The first cassette single in the United Kingdom was released in 1978, with the song "Howard Hughes" by The Tights. The ZTT label made good use of the format by 1984, with singles by Frankie Goes to Hollywood, Art of Noise and Propaganda being issued in unique versions on cassette.
Originally, most cassette singles were released in a cardboard sleeve that slipped over the outside of the release. This was then usually shrink wrapped in plastic. Some singles contained one song on each side, much as 45s had done, but others repeated the songs on both sides. In some markets, cassette singles generally used the same packaging as standard cassettes, a plastic box with a paper insert.

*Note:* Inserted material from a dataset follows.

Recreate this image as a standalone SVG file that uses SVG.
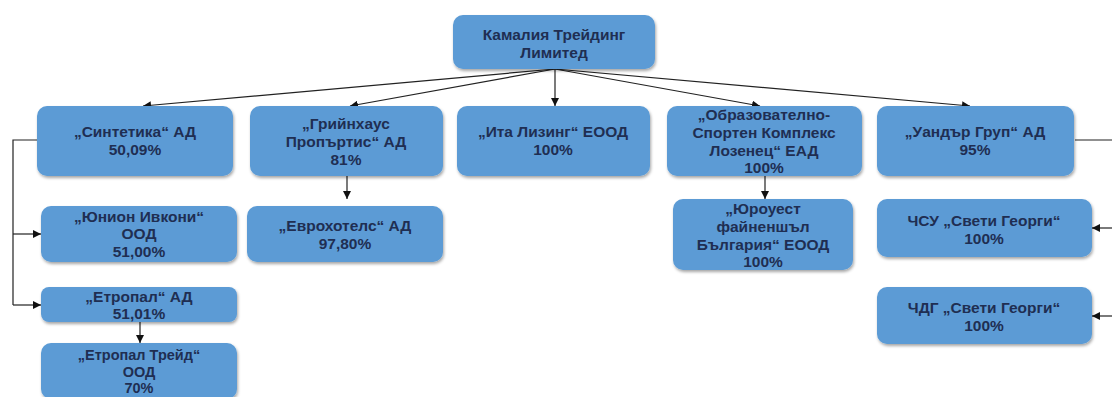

As the cassette maxi-single was released, more intricate packaging was incorporated that looked similar to the packaging of a regular cassette release. These were placed in regular plastic cassette cases with a paper/cardstock insert. Unlike a full-length cassette album, these were generally only one two-sided inlay instead of a fold-out. Maxi-singles usually contained four versions of a single song, i.e.: unique mixes & edits, but some contained versions of two different songs.
Although the cassette had reached a high level of popularity by the late 1980s, due to the ubiquity of mobile devices such as the Sony Walkman, the boombox and car audio cassette players, cassette singles never eclipsed gramophone records to the same extent as cassette albums had done. In the U.S., cassette singles were completely phased out by the early 2000's.